Most of the film is given off to a spoofy mystery involving the Loch Ness Monster, Queen Victoria, German agents, and Sherlock’s supercilious older brother Mycroft. The latter is delightfully played by erstwhile screen Sherlock Christopher Lee, who provides background on the film in a delightful archival interview ported over from the previous DVD. This is the only one of the films I looked at with significant extras, including some of the deleted scenes and a lengthy interview with the film’s editor who explains what was cut.

The other Wilder is a black and white classic from 1957, his terrifically entertaining adaptation of Agatha’s Christie’s “Witness for the Prosecution.” (Wilder says in a brief German-language interview that while Christie could plot like nobody’s business, her dialogue needed a lot of sharpening). Wilder and co-writer Harry Kurnitz provided ace defense attorney Charles Laughton (in a hugely enjoyable piece of hamming) with a heart ailment and a bossy nurse (Elsa Lanchester) with whom he tangles to great comic effect.

Poster for “Witness for the Prosecution”MGM

Tyrone Power is top-billed as a British war veteran on trial for murdering an older woman for her money, and Marlene Dietrich delivers a tour-de-force as his German wife in a film with a rightly famous triple-twist ending.

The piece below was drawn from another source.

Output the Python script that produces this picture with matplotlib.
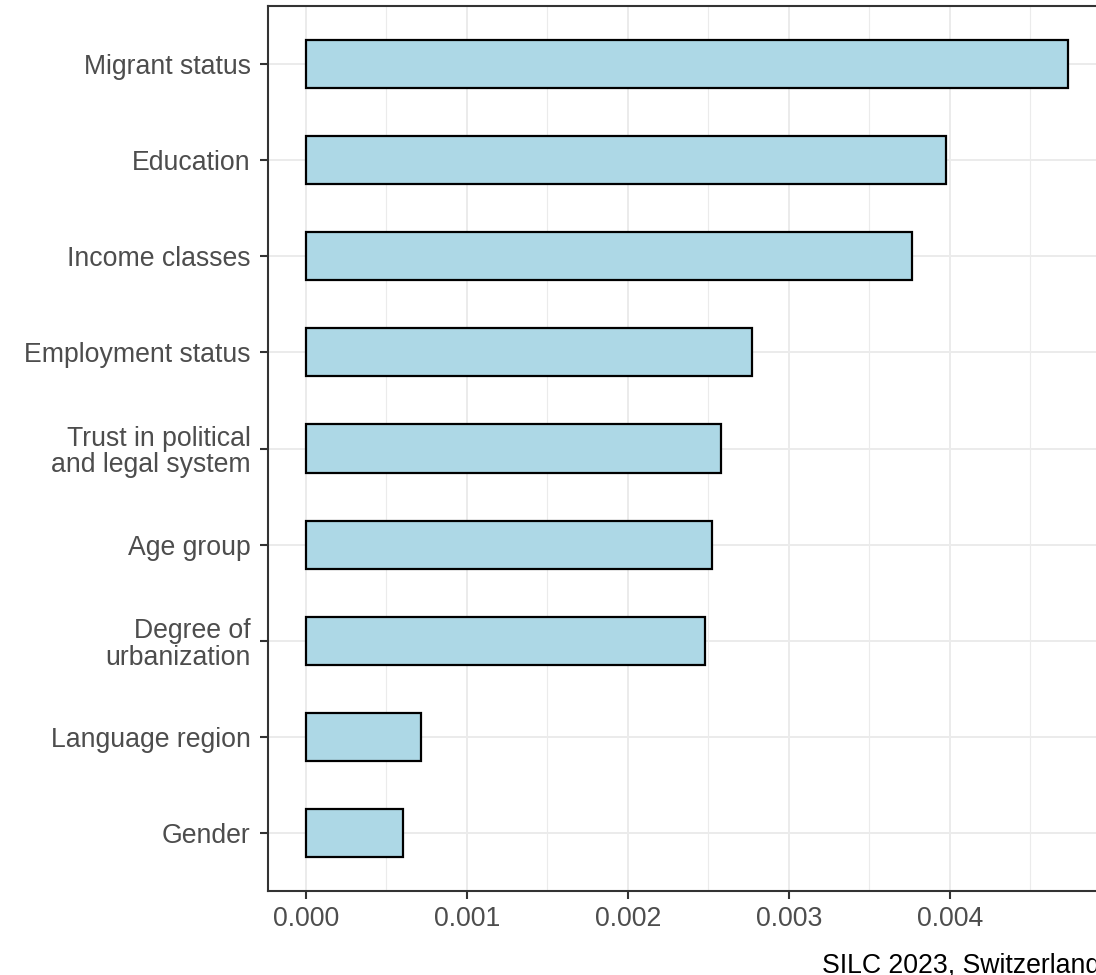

If you’ve only seen this on TV, watching it in this Blu-ray transfer is a totally new experience — and gives lie to the accusation that Wilder isn’t a particularly visual director.

The Warner Archive Collection has debuted a quartet of Monogram/Allied Artists noirs on DVD: William Beaudine’s “Below the Deadline” (1946) with Warren Douglas; “The Hunted” (1946) starring Preston Foster and Belita; William Nigh’s “Stage Struck” (1946) with Wanda McKay and Kane Richmond; and another Warren Douglas vehicle, “Incident” (1948).

Warner Archive has given Amazon an exclusive on the Blu-ray debut of one of the noir greats, Jacques Tourneur’s “Out of the Past” (1947) starring Robert Mitchum and Jane Greer. Pre-orders are being taken there for an unspecified release date.

Sony Pictures Choice Collection, as its manufacture-on-demand program is called, will give a belated DVD debut to Arthur “The Tiger Makes Out” (1967), starring Eli Wallach and Anne Jackson in August. Also coming next month from the program are Al Rogell’s “East of Fifth Avenue” (1933) with Wallace Ford; Sidney Salkow’s “Cafe Hostess” (1940) with Preston Foster and Ann Dvorak; and Charles Barton’s “The Big Boss” (1941) starring Otto Kruger and Gloria Dickson.

Mark Sandrich’s classic Bing Crosby-Fred Astaire musical “Holiday Inn” (1943) will make its Blu-ray debut on Oct. 7. Features, including a colorized version, are ported over from the 2006 special edition.